Delay in price cap notification keeps stents unaffordable

The pharma department has failed to issue the notification that would allow the National Pharmaceutical Pricing Authority to fix a price ceiling for stents included in the NLEM


The industry lobby representing foreign stent makers has argued that treatment costs at hospitals could arbitrarily be raised by hospitals to offset the diminished margins on stent prices incurred. Photo: Mint
The industry lobby representing foreign stent makers has argued that treatment costs at hospitals could arbitrarily be raised by hospitals to offset the diminished margins on stent prices incurred. Photo: Mint

New Delhi: The government’s decision to bring under price control coronary stents—tiny tubes placed inside the heart’s blood vessels to keep the passages open—is in bureaucratic limbo.

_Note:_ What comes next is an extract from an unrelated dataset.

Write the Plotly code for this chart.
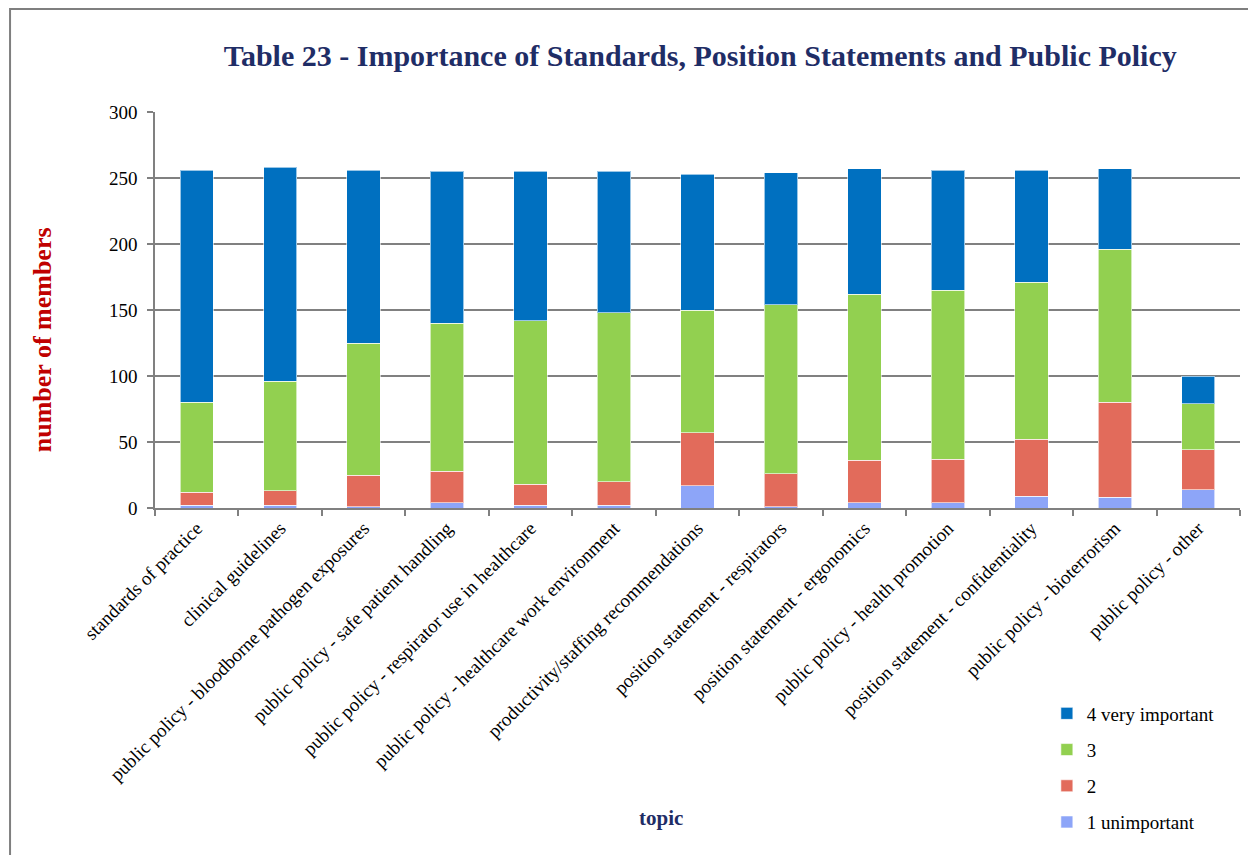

Although four months have passed since the inclusion of stents in the National List of Essential Medicines (NLEM), the department of pharmaceuticals (DoP) has failed to issue the notification that would allow the National Pharmaceutical Pricing Authority (NPPA) to fix a price ceiling for stents included in the list.

The Union health ministry, following the recommendations of an expert sub-committee, notified the decision to include coronary stents under the NLEM in July.

According to the law, medicines and devices listed in the NLEM must be sold at the price fixed by NPPA, while those in the non-scheduled list are allowed a maximum annual price hike of 10%. However, the NPPA can only fix the price of a drug or device once DoP issues a notification.

“We have asked about the impending notification but we have no idea about why DoP has not issued the notification yet,” an official from the NPPA said, requesting anonymity.

A bare metal stent costs Rs10,000-20,000. Drug-eluting stents, which are inserted into diseased coronary arteries and release drugs to prevent cell proliferation, make up almost 95% of the market and cost Rs30,000-80,000, while the price of a dissolvable stent in India is Rs2-3 lakh.

Almost 60% of the stents market is shared by multinational firms such as Abbott Laboratories, Medtronic, Meril Lifesciences Pvt . Ltd and Boston Scientific Corp. Stent manufacturers selling their wares with exorbitant mark-ups of between 100%-300% is the norm, according to industry experts. Vigorous lobbying has been going on to block the government’s move, experts said.

“All that the DoP needs to do is issue the notification but it has been sitting on its decision for over four months now. The foreign stent device manufacturers have inundated the Prime Minister’s Office, NITI Aayog and the respective ministries with their representations. The greater the delay by the department of pharmaceuticals in issuing the notification, the better off stent manufacturers and hospitals will be as they can overcharge and simply get away with it,” said an industry official.

Mails sent to the DoP secretary Jai Priye Prakash about the reasons behind the delay in issuing the notification went unanswered. “I don’t talk to the media,” Prakash said.

Domestic stent manufacturing group Association of Indian Medical Devices Industry (AIMED) said it has raised these concerns with the group of secretaries as well as Prakash. “We have raised the issue with the government almost two weeks back but we did not get any response as to what is the reason behind the delay. We tabled our concerns about how this is impacting patients but we are yet to understand why the notification has not been issued by the DoP,” said Rajiv Nath, forum coordinator, AIMED.

India’s coronary stents market was valued at $481 million in 2015, and is expected to reach $531 million in revenues by 2016-end.

The medical devices industry has been fighting the impending price cap on stents as it would imply reduced margins, and has pushed for differential pricing of price stents.

The industry lobby representing foreign stent manufacturers has argued that the price cap on stents does not equal a cap on treatment, and that treatment costs at hospitals could arbitrarily be raised by hospitals to offset the diminished margins on stent prices incurred.

“Apart from reducing options for patients, this price ceiling on stent also discourages innovation and foreign companies bringing newer technologies to India and competing because it will be financially unviable to do so,” Himanshu Baid, chairman of the medical technology division at the Confederation of Indian Industry had told Mint earlier.